▶ Work to complete:
Using the entries shown below, output the line containing "What matplotlib code", the line containing "from matplotlib.ticker import", and every line between them, exactly. Pictures are omitted.

==================================================

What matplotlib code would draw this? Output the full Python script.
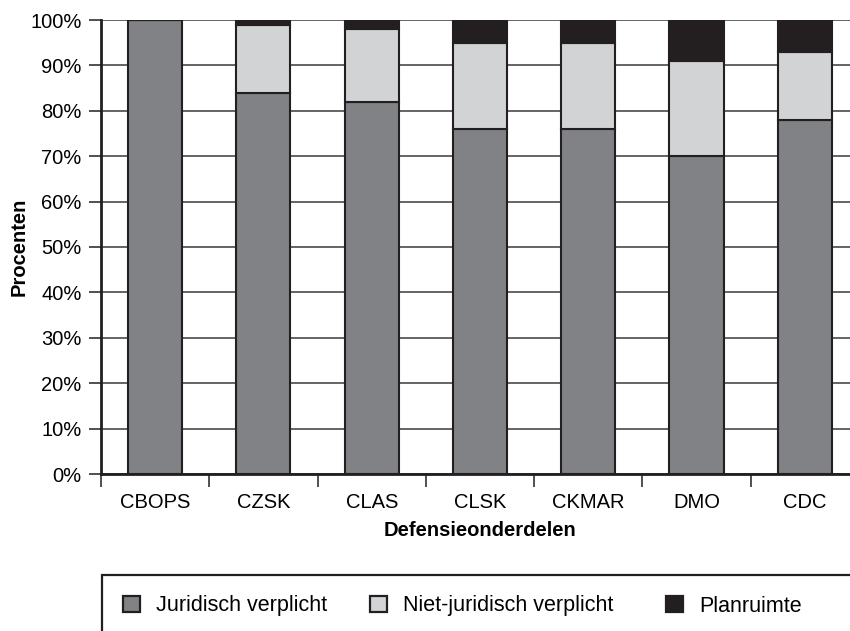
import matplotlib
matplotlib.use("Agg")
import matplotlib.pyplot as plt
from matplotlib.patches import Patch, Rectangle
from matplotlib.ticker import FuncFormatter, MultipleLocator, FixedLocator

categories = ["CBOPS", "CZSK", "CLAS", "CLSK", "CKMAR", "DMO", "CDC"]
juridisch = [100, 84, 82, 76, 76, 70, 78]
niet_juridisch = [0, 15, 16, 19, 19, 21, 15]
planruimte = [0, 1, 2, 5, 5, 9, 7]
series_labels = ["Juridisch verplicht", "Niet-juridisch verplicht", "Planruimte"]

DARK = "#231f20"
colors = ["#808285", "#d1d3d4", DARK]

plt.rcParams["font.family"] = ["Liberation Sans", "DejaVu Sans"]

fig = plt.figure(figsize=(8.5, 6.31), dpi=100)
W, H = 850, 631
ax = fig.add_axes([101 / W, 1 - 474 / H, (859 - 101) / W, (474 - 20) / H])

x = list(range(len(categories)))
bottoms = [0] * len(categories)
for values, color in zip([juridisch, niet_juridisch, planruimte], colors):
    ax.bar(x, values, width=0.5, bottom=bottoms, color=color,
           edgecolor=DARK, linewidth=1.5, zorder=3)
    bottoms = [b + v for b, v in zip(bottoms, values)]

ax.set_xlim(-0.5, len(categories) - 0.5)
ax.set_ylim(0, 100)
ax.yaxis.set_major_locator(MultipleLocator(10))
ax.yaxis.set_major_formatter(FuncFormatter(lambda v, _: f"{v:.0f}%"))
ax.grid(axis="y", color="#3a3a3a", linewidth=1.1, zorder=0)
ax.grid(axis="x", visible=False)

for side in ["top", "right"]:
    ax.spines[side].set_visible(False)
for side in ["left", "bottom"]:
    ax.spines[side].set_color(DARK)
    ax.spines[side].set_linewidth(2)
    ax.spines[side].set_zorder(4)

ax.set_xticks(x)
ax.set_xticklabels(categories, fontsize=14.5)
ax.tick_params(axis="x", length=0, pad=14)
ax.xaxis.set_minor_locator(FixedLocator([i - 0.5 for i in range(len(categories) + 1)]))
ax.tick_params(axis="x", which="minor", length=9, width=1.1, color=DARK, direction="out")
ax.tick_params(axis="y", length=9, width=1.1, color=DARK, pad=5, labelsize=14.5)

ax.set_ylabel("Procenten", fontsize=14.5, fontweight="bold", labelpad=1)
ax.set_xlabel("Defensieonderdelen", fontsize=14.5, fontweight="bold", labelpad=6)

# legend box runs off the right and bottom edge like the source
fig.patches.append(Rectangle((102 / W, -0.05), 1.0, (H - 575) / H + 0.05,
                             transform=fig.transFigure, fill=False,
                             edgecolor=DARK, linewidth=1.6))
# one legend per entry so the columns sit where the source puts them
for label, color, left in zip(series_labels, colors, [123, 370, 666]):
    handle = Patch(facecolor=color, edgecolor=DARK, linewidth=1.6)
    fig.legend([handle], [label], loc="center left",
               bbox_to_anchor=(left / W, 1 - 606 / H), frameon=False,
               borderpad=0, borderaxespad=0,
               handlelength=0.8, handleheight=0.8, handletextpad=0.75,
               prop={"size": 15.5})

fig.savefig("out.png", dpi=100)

==================================================

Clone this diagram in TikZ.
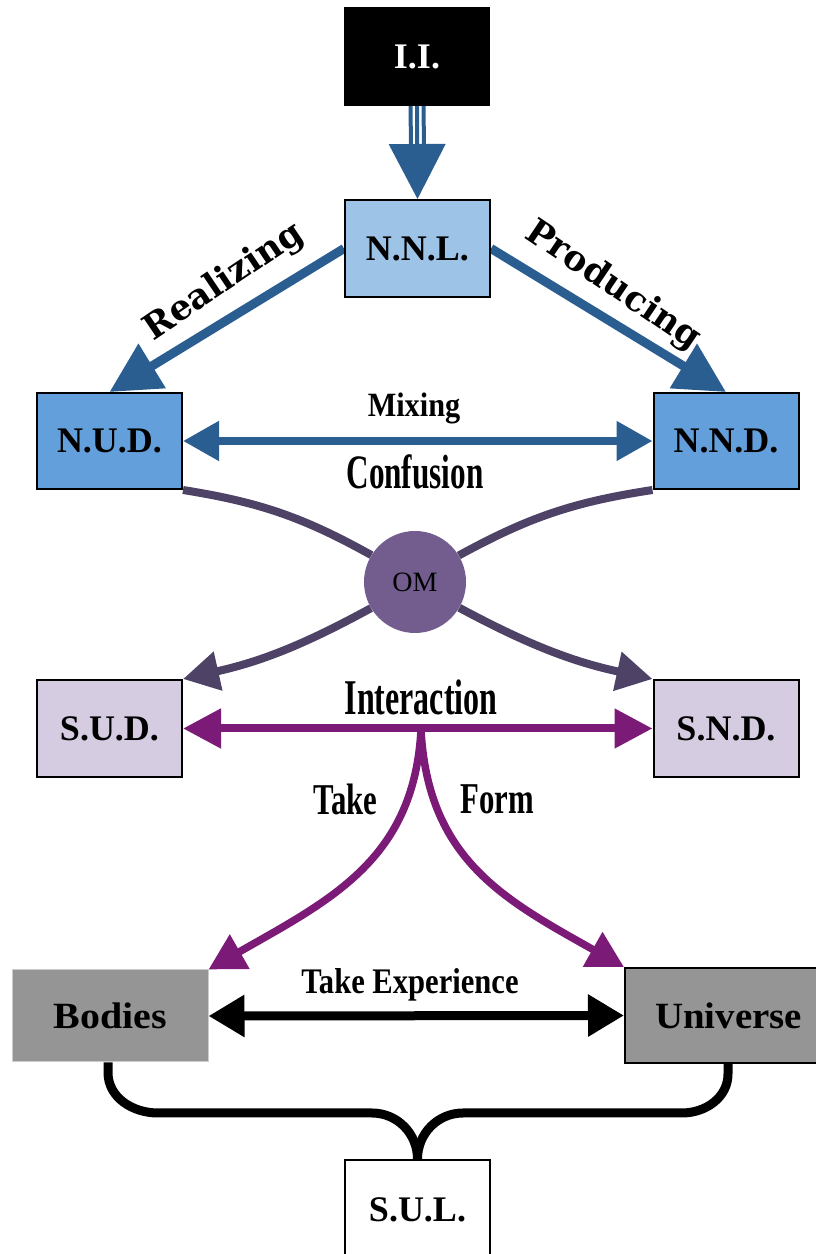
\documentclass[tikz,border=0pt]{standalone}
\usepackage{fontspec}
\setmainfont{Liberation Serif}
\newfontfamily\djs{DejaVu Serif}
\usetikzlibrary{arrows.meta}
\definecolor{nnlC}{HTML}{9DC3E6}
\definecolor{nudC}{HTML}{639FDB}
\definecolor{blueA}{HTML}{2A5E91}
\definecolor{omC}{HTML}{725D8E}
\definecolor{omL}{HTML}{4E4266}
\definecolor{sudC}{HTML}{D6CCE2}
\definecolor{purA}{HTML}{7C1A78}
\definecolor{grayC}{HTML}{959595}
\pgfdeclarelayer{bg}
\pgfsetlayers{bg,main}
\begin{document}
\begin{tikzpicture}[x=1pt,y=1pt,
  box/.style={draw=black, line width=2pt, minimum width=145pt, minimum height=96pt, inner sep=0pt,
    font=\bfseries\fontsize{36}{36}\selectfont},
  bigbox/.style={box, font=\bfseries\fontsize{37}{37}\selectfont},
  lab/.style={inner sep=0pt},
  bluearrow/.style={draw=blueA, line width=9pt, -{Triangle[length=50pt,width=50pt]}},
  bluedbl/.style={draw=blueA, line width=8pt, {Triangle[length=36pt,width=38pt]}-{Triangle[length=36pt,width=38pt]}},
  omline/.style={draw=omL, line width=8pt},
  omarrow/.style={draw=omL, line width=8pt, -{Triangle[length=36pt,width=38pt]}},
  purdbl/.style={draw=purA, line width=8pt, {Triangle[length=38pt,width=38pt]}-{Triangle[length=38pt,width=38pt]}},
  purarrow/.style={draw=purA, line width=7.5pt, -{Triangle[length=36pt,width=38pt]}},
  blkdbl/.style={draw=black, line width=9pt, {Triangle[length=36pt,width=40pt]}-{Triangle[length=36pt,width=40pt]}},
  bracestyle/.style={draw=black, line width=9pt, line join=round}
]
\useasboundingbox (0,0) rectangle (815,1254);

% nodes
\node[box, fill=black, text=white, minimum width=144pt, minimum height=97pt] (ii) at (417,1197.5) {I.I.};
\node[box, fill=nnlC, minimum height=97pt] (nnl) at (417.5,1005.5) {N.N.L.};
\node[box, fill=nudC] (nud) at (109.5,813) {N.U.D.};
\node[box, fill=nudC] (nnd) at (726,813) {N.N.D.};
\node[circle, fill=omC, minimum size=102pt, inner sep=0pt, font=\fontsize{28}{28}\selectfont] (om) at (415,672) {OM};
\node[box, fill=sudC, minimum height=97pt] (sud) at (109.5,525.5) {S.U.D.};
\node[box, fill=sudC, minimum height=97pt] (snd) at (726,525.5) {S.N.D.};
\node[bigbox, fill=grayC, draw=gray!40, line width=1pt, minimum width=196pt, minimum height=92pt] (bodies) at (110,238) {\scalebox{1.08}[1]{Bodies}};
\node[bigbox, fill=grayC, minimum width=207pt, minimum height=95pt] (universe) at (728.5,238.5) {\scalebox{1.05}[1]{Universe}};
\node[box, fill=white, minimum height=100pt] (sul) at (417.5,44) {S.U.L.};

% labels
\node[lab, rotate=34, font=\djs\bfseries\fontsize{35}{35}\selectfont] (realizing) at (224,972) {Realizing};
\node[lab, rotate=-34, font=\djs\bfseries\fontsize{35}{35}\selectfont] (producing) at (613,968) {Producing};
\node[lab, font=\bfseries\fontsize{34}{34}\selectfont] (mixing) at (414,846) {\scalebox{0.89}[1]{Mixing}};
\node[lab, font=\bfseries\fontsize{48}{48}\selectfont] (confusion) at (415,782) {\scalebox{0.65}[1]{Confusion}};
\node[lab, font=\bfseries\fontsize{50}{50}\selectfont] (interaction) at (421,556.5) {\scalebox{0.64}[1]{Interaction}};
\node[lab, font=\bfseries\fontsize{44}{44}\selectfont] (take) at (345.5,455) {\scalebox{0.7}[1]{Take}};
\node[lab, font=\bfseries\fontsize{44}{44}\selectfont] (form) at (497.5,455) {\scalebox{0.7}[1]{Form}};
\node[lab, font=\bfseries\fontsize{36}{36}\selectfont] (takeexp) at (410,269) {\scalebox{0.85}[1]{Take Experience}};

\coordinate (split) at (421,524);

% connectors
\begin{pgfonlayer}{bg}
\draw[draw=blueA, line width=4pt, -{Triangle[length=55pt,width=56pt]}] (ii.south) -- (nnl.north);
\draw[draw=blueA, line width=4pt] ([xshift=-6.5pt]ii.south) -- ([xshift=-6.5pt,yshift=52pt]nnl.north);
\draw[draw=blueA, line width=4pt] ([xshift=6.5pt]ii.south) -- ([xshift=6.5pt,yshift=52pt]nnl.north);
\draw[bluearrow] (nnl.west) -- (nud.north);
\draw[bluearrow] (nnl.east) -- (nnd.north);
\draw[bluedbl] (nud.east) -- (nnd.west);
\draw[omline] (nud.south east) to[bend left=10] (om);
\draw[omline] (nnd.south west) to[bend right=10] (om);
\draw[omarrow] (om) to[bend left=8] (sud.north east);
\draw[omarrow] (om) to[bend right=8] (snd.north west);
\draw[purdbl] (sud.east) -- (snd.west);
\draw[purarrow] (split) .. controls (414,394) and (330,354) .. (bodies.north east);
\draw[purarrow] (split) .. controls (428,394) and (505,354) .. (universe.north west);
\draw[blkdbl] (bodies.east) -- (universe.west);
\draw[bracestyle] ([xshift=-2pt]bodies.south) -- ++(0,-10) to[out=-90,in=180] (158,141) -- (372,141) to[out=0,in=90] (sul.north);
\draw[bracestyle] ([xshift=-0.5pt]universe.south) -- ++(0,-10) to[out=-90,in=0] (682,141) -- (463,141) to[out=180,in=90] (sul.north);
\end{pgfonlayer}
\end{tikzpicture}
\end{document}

==================================================

▶ Exercise solution:
What matplotlib code would draw this? Output the full Python script.
import matplotlib
matplotlib.use("Agg")
import matplotlib.pyplot as plt
from matplotlib.patches import Patch, Rectangle
from matplotlib.ticker import FuncFormatter, MultipleLocator, FixedLocator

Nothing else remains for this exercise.